CHALLENGE
Only the lines from the start of the data to the line containing "const levels = [100, 120, 140, 160, 180];", both included, should be output, exactly and without pictures.

--- START AVAILABLE DATA ---

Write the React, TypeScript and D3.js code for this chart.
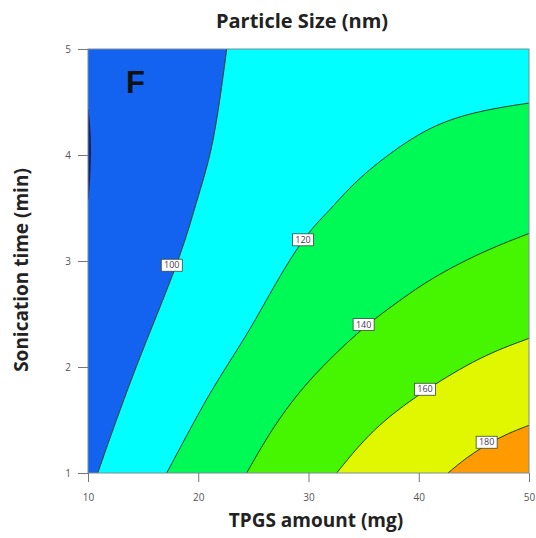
import * as d3 from 'd3';
import React, { Component, RefObject } from 'react';

type Pt = [number, number]; // [TPGS amount (mg), sonication time (min)]

// contour levels of particle size (nm) and the lines
const levels = [100, 120, 140, 160, 180];

const line100: Pt[] = [
  [22.58, 5.0], [21.97, 4.52], [21.16, 4.0], [19.89, 3.58], [18.34, 3.01], [14.26, 2.0], [10.88, 1.0],
];
const line120: Pt[] = [
  [50, 4.49], [45.56, 4.42], [41.02, 4.28], [36.49, 3.95], [33.76, 3.7], [31.95, 3.48], [29.5, 3.23],
  [26.15, 2.63], [24.69, 2.35], [21.79, 1.88], [20.16, 1.59], [17.14, 1.0],
];
const line140: Pt[] = [
  [50, 3.26], [45.56, 3.08], [41.02, 2.83], [38.3, 2.63], [35.15, 2.39], [31.95, 2.08], [29.23, 1.78],
  [26.69, 1.42], [24.39, 1.0],
];
const line160: Pt[] = [
  [50, 2.27], [45.56, 2.1], [40.57, 1.78], [38.3, 1.61], [36.49, 1.46], [34.49, 1.25], [32.56, 1.0],
];
const line180: Pt[] = [
  [50, 1.45], [48.0, 1.37], [46.19, 1.27], [44.38, 1.15], [42.65, 1.0],
];
const contourLines: Pt[][] = [line100, line120, line140, line160, line180];

// small pocket below 100 nm on the left edge
const lowPocket: Pt[] = [
  [10, 4.43], [10.15, 4.3], [10.25, 4.1], [10.2, 3.85], [10.1, 3.7], [10, 3.58],
];

// where the level labels sit on each line
const labelSpots: Pt[] = [
  [17.6, 2.96], [29.5, 3.2], [35.0, 2.4], [40.57, 1.79], [46.16, 1.29],
];

const xTicks = [10, 20, 30, 40, 50];
const yTicks = [1, 2, 3, 4, 5];

const bandColors = ['#1363f0', '#00ffff', '#00fa55', '#46f500', '#e1f700', '#ff9a00'];
const pocketColor = '#0b2a96';

const width = 536;
const height = 538;
const margin = { top: 49, right: 7, bottom: 65, left: 88 };
const font = "'Open Sans', 'DejaVu Sans', sans-serif";

class ContourChart extends Component {
  private ref: RefObject<SVGSVGElement>;

  constructor(props: {}) {
    super(props);
    this.ref = React.createRef();
  }

  componentDidMount(): void {
    this.renderChart();
  }

  renderChart = (): void => {
    const svg = d3.select(this.ref.current);
    svg.selectAll('*').remove();

    const x = d3.scaleLinear().domain([10, 50]).range([margin.left, width - margin.right]);
    const y = d3.scaleLinear().domain([1, 5]).range([height - margin.bottom, margin.top]);
    const line = d3
      .line<Pt>()
      .x((d) => x(d[0]))
      .y((d) => y(d[1]))
      .curve(d3.curveBasis);

    svg
      .append('defs')
      .append('clipPath')
      .attr('id', 'plot-clip')
      .append('rect')
      .attr('x', x(10))
      .attr('y', y(5))
      .attr('width', x(50) - x(10))
      .attr('height', y(1) - y(5));

    const plot = svg.append('g').attr('clip-path', 'url(#plot-clip)');

    plot
      .append('rect')
      .attr('x', x(10))
      .attr('y', y(5))
      .attr('width', x(50) - x(10))
      .attr('height', y(1) - y(5))
      .attr('fill', bandColors[0]);

    plot
      .append('path')
      .attr('d', line(lowPocket) + 'Z')
      .attr('fill', pocketColor)
      .attr('stroke', '#1a1a3a')
      .attr('stroke-width', 0.8);

    // each band is everything to the lower right of its contour
    contourLines.forEach((pts, i) => {
      let d = line(pts) as string;
      d += `L${x(50)},${y(1)}`;
      if (pts[0][1] === 5) d += `L${x(50)},${y(5)}`;
      d += 'Z';
      plot.append('path').attr('d', d).attr('fill', bandColors[i + 1]);
    });

    contourLines.forEach((pts) => {
      plot
        .append('path')
        .attr('d', line(pts))
        .attr('fill', 'none')
        .attr('stroke', '#1f3d22')
        .attr('stroke-width', 1);
    });

    svg
      .append('rect')
      .attr('x', x(10))
      .attr('y', y(5))
      .attr('width', x(50) - x(10))
      .attr('height', y(1) - y(5))
      .attr('fill', 'none')
      .attr('stroke', '#7d8c99')
      .attr('stroke-width', 1);

    const tags = svg
      .selectAll('g.level-tag')
      .data(levels)
      .enter()
      .append('g')
      .classed('level-tag', true)
      .attr('transform', (d, i) => `translate(${x(labelSpots[i][0])},${y(labelSpots[i][1])})`);
    tags
      .append('rect')
      .attr('x', -10.5)
      .attr('y', -6)
      .attr('width', 21)
      .attr('height', 12)
      .attr('fill', '#ffffff')
      .attr('stroke', '#3a4a3a')
      .attr('stroke-width', 0.8);
    tags
      .append('text')
      .attr('text-anchor', 'middle')
      .attr('dy', '0.35em')
      .attr('font-family', font)
      .attr('font-size', 9)
      .attr('fill', '#4a3a55')
      .text((d) => d);

    const xAxis = d3
      .axisBottom(x)
      .tickValues(xTicks)
      .tickFormat(d3.format('d'))
      .tickSizeInner(9)
      .tickSizeOuter(0)
      .tickPadding(12);
    const gx = svg.append('g').attr('transform', `translate(0,${y(1)})`).call(xAxis);
    const yAxis = d3
      .axisLeft(y)
      .tickValues(yTicks)
      .tickFormat(d3.format('d'))
      .tickSizeInner(10)
      .tickSizeOuter(0)
      .tickPadding(7);
    const gy = svg.append('g').attr('transform', `translate(${x(10)},0)`).call(yAxis);
    [gx, gy].forEach((g) => {
      g.select('.domain').remove();
      g.selectAll('.tick line').attr('stroke', '#777');
      g.selectAll('.tick text').attr('fill', '#555').attr('font-size', 10).attr('font-family', font);
    });

    svg
      .append('text')
      .attr('x', 302)
      .attr('y', 28)
      .attr('text-anchor', 'middle')
      .attr('font-family', font)
      .attr('font-weight', 'bold')
      .attr('font-size', 20)
      .attr('fill', '#222')
      .text('Particle Size (nm)');

    svg
      .append('text')
      .attr('x', 316)
      .attr('y', 527)
      .attr('text-anchor', 'middle')
      .attr('font-family', font)
      .attr('font-weight', 'bold')
      .attr('font-size', 19)
      .attr('fill', '#222')
      .text('TPGS amount (mg)');

    svg
      .append('text')
      .attr('transform', 'translate(28,270) rotate(-90)')
      .attr('text-anchor', 'middle')
      .attr('font-family', font)
      .attr('font-weight', 'bold')
      .attr('font-size', 19)
      .attr('fill', '#222')
      .text('Sonication time (min)');

    svg
      .append('text')
      .attr('x', 126)
      .attr('y', 93)
      .attr('font-family', "'Liberation Sans', Arial, sans-serif")
      .attr('font-weight', 'bold')
      .attr('font-size', 31)
      .attr('fill', '#111')
      .text('F');
  };

  render(): JSX.Element {
    return (
      <svg
        ref={this.ref}
        width={width}
        height={height}
        viewBox={`0 0 ${width} ${height}`}
        style={{ position: 'absolute', left: 0, top: 0, background: '#fff' }}
      ></svg>
    );
  }
}

export default function App() {
  return <ContourChart />;
}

--- END AVAILABLE DATA ---

OUTPUT BELOW
Write the React, TypeScript and D3.js code for this chart.
import * as d3 from 'd3';
import React, { Component, RefObject } from 'react';

type Pt = [number, number]; // [TPGS amount (mg), sonication time (min)]

// contour levels of particle size (nm) and the lines
const levels = [100, 120, 140, 160, 180];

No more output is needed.